One group I played with managed to turn a simple quest for a misplaced relic into a full-blown musical number about the perils of using coconuts as currency. Did we "win"? Not in any conventional sense. Did we laugh until someone nearly choked on a biscuit? Absolutely.
Comparisons to Other Games
If you’re coming from D&D or Pathfinder, be prepared for a seismic shift. This isn’t about building an optimised character or navigating a carefully balanced encounter. It’s about making choices because they’re funny, not because they’re "right." The closest comparison might be something like Fiasco or Paranoia, but even those tend to have more structure.
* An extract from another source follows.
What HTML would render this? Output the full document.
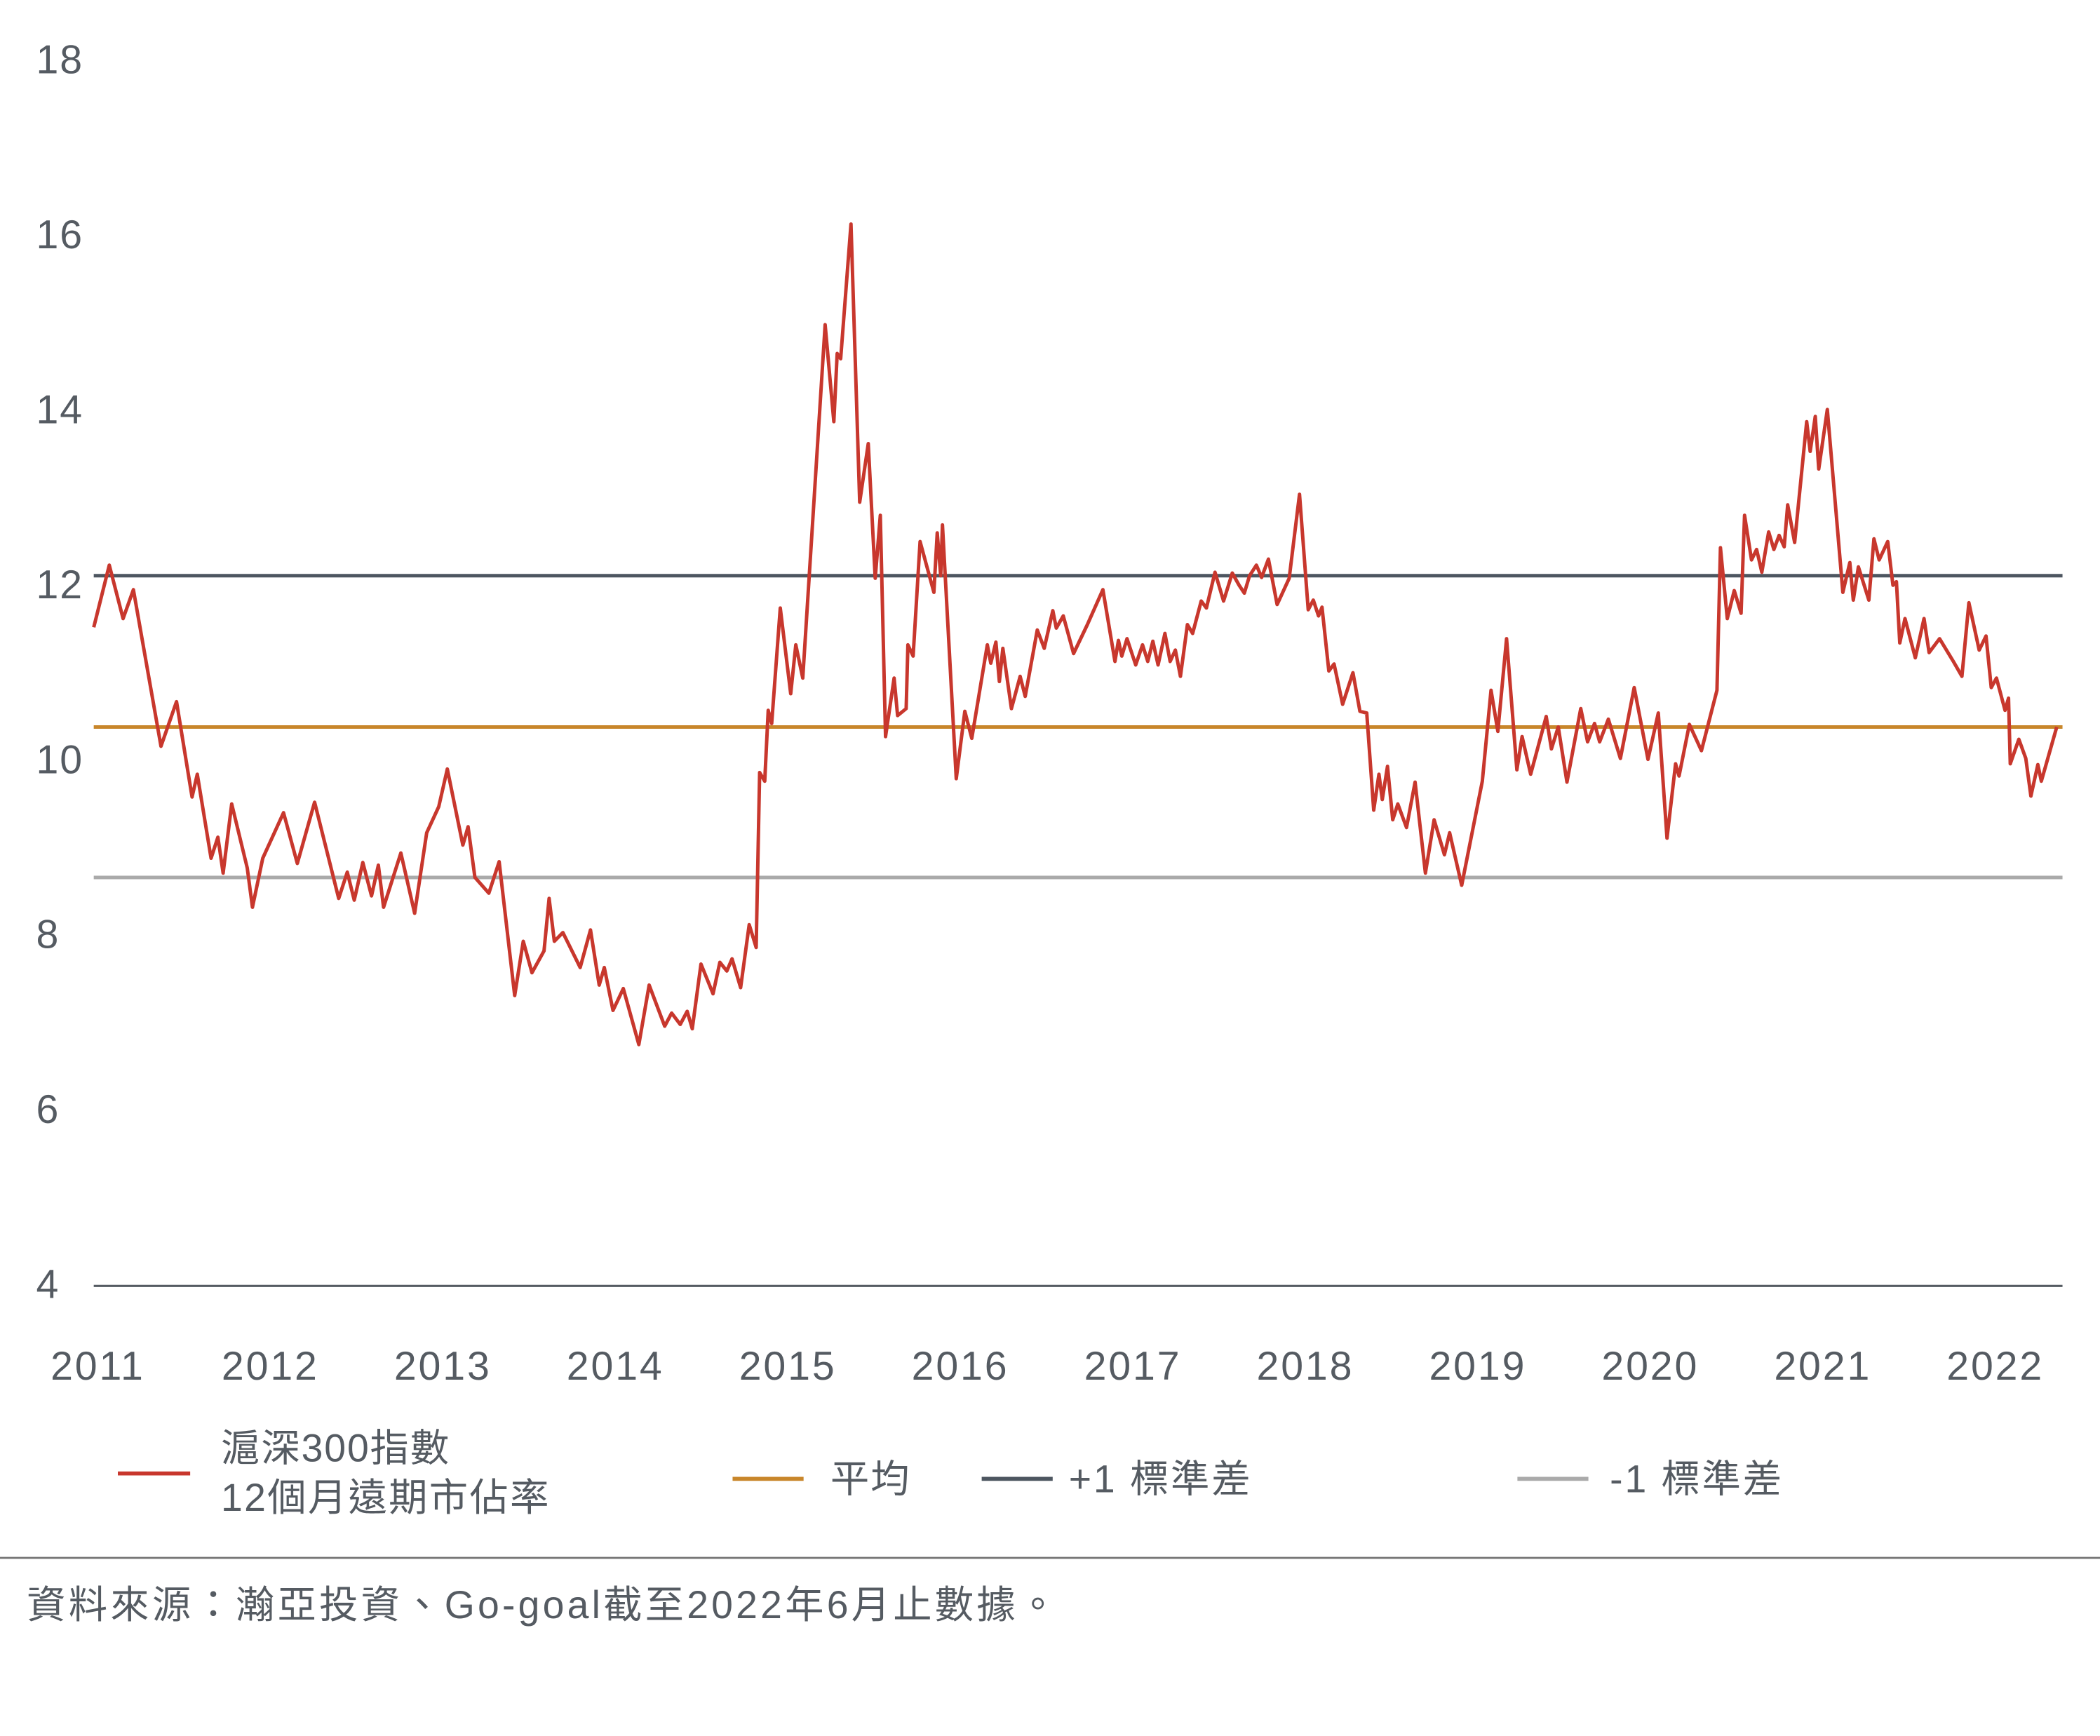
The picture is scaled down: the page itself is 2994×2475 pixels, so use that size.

What it shares with D&D is the group storytelling element - you’re still sitting around a table, embodying characters, and reacting to each other’s actions. But the tone is pure farce, and the mechanical scaffolding is deliberately wobbly to encourage player-led chaos.
Final Thoughts
Monty Python’s Cocurricular Mediaeval Reenactment Programme is not going to be everyone’s cup of tea. It’s a very particular flavour - equal parts historical parody, improv theatre, and printed lunacy. But for the right group, it’s an unforgettable experience.
It captures the anarchic brilliance of Monty Python without feeling like a museum piece. It invites you to make the world your own, to take the absurd prompts and escalate them beyond all reason. And it does all this while looking fantastic on your shelf.
It’s not a game you "win" in the traditional sense. You win by making each other laugh, by creating moments so bizarre they feel like they should be in the DVD extras of a lost Python sketch. And if you can do that while lobbing a cow over a castle wall, all the better.
If the idea of a medieval history lesson that involves a surprising amount of fish-slapping appeals to you, then you owe it to yourself to give this a try. Bring friends who can commit to the bit, a table big enough for the book (and possibly livestock), and a willingness to shout "Ni!" at strangers. The rest will take care of itself.